I did quite a bit of storm chasing across Illinois and southern Wisconsin while I lived over there - anywhere within driving distance of home. I saw some amazing thunderstorms but the only tornado I got close to experiencing up-close and personally happened in the dark. It was fun for me, though the wife freaked out a bit.
My parents were visiting at the time so it was kinda cool for them to experience it. When the sirens went off, I was eating dinner with my parents at our local diner a couple of miles from home. We probably spent longer at the diner than we should have after that. By the time we got in the car to head home, we could have driven home without headlights because of the intensity and frequency of sheet and fork lightning. Branches were being yanked off trees, thrown at the car and strewn across the road, and the trees themselves were moving so violently that it looked for all the world like they were being felled and then standing back up again. I remember it very vividly.
My parents were enjoying the show, mostly I think because - like me - they didn't grow up in the midwest and didn't properly understand just how dangerous the weather can actually be. Weather in the UK just plain doesn't kill you on a whim. Not like it does in the US.
By the time we got back home, my wife and the kids were firmly installed in the basement and my wife's panic attack was just properly getting under way. The storm had all but passed by the time I managed to convince my parents that the safest place to be wasn't standing outside on the deck admiring the light show, but was actually below ground level, behind the boiler in the steel and concrete-reinforced utility room.

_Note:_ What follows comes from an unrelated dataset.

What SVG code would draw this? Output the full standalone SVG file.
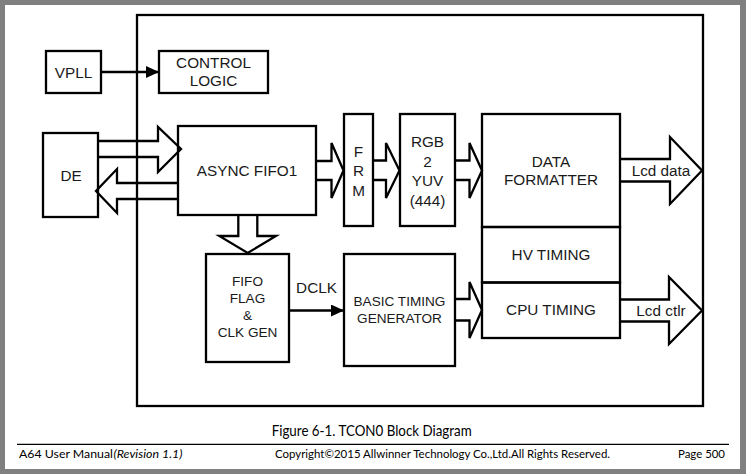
<svg xmlns="http://www.w3.org/2000/svg" width="746" height="474" viewBox="0 0 746 474">
<style>
.bx{fill:none;stroke:#000;stroke-width:2.3}
.ln{fill:none;stroke:#000;stroke-width:2.3}
.fat{fill:none;stroke:#000;stroke-width:2.3;stroke-linejoin:miter}
.t{font-family:"Liberation Sans",Arial,sans-serif;font-size:15.3px;fill:#1a1a1a;text-anchor:middle;dominant-baseline:central}
.s{font-size:13.6px}
.c{font-family:Lato,"Liberation Sans",sans-serif;fill:#000}
</style>
<defs>
<marker id="ah" viewBox="0 0 13 12" refX="13" refY="6" markerWidth="13" markerHeight="12" markerUnits="userSpaceOnUse" orient="auto">
<path d="M0,0 L13,6 L0,12 Z" fill="#000"/>
</marker>
</defs>
<rect x="0" y="0" width="746" height="474" fill="#808080"/>
<rect x="5" y="5" width="735" height="464" fill="#fff"/>

<g id="outer"><rect class="bx" x="137" y="15" width="566" height="391"/></g>

<g id="vpll"><rect class="bx" x="46" y="51" width="55" height="42"/><text class="t" x="73.5" y="72">VPLL</text></g>
<g id="control-logic"><rect class="bx" x="159" y="51" width="109" height="42"/><text class="t" x="213.5" y="62.5">CONTROL</text><text class="t" x="213.5" y="80.5">LOGIC</text></g>
<g id="de"><rect class="bx" x="43" y="133" width="55" height="84"/><text class="t" x="71" y="175">DE</text></g>
<g id="async-fifo1"><rect class="bx" x="178" y="126" width="138" height="89"/><text class="t" x="247" y="170">ASYNC FIFO1</text></g>
<g id="frm"><rect class="bx" x="344" y="114" width="29" height="112"/><text class="t" x="358.5" y="151">F</text><text class="t" x="358.5" y="170.5">R</text><text class="t" x="358.5" y="190">M</text></g>
<g id="rgb2yuv"><rect class="bx" x="400" y="114" width="55" height="112"/><text class="t" x="427.5" y="141.5">RGB</text><text class="t" x="427.5" y="161">2</text><text class="t" x="427.5" y="180.5">YUV</text><text class="t" x="427.5" y="200">(444)</text></g>
<g id="data-formatter"><rect class="bx" x="482" y="114" width="138" height="113"/><text class="t" x="551" y="161">DATA</text><text class="t" x="551" y="179">FORMATTER</text></g>
<g id="hv-timing"><rect class="bx" x="482" y="227" width="138" height="55.5"/><text class="t" x="551" y="254">HV TIMING</text></g>
<g id="cpu-timing"><rect class="bx" x="482" y="282.5" width="138" height="55.5"/><text class="t" x="551" y="309.5">CPU TIMING</text></g>
<g id="fifo-flag"><rect class="bx" x="206" y="254" width="83" height="108"/><text class="t s" x="247.5" y="281.5">FIFO</text><text class="t s" x="247.5" y="298.5">FLAG</text><text class="t s" x="247.5" y="315.5">&amp;</text><text class="t s" x="247.5" y="332.5">CLK GEN</text></g>
<g id="basic-timing"><rect class="bx" x="344" y="254" width="111" height="112"/><text class="t s" x="399.5" y="301.5">BASIC TIMING</text><text class="t s" x="399.5" y="318.5">GENERATOR</text></g>

<g id="connectors">
<line class="ln" x1="101" y1="72" x2="159" y2="72" marker-end="url(#ah)"/>
<line class="ln" x1="289" y1="310.5" x2="344" y2="310.5" marker-end="url(#ah)"/>
<text class="t" x="316.5" y="287.5">DCLK</text>
<path class="fat" d="M98,141 L158,141 L158,127 L181,149 L158,172 L158,157 L98,157"/>
<path class="fat" d="M178,183 L117,183 L117,169 L96,191 L117,213 L117,199 L178,199"/>
<path class="fat" d="M316,161 L331.5,161 L331.5,143 L343.5,170.5 L331.5,198 L331.5,180 L316,180"/>
<path class="fat" d="M373,160.5 L386,160.5 L386,143 L399.5,170.5 L386,198 L386,180 L373,180"/>
<path class="fat" d="M455,160.5 L469.5,160.5 L469.5,143 L482,170.5 L469.5,198 L469.5,180 L455,180"/>
<path class="fat" d="M620,159 L670,159 L670,137 L702,170.5 L670,204 L670,181.5 L620,181.5"/>
<text class="t" x="661" y="170.5">Lcd data</text>
<path class="fat" d="M620,299.5 L669,299.5 L669,277 L702,310.5 L669,344 L669,321.5 L620,321.5"/>
<text class="t" x="661" y="310.5">Lcd ctlr</text>
<path class="fat" d="M455,299 L469.5,299 L469.5,282 L482,310 L469.5,338 L469.5,320.5 L455,320.5"/>
<path class="fat" d="M238.3,215 L238.3,236 L219.3,236 L247.7,253 L276,236 L257.3,236 L257.3,215"/>
</g>

<g id="caption">
<text class="c" x="271.7" y="436" font-size="15" textLength="200" lengthAdjust="spacingAndGlyphs">Figure 6-1. TCON0 Block Diagram</text>
<line x1="17" y1="444.3" x2="729" y2="444.3" stroke="#000" stroke-width="1.2"/>
<text class="c" x="19" y="457.5" font-size="12" textLength="94" lengthAdjust="spacingAndGlyphs">A64 User Manual</text>
<text class="c" x="113.5" y="457.5" font-size="12" font-style="italic" textLength="69" lengthAdjust="spacingAndGlyphs">(Revision 1.1)</text>
<text class="c" x="275" y="457.5" font-size="12" textLength="335" lengthAdjust="spacingAndGlyphs">Copyright©2015 Allwinner Technology Co.,Ltd.All Rights Reserved.</text>
<text class="c" x="678" y="457.5" font-size="12" textLength="47" lengthAdjust="spacingAndGlyphs">Page 500</text>
</g>
</svg>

The hail that came down was about golf ball size, maybe a bit bigger. It destroyed the roof (everyone on the subdivision got a new roof that year) and made orange peel of both the cars in the driveway. About a quarter of a mile away, 20 houses had their roofs lifted clean off and a few cars were moved about, a couple of them turned over. Nobody was hurt, fortunately.
It certainly wasn't a major tornado but it was enough, at least for me, to gain a bit of respect for what the wind can actually do for fun. Extreme weather is something I desperately miss since moving back to the UK.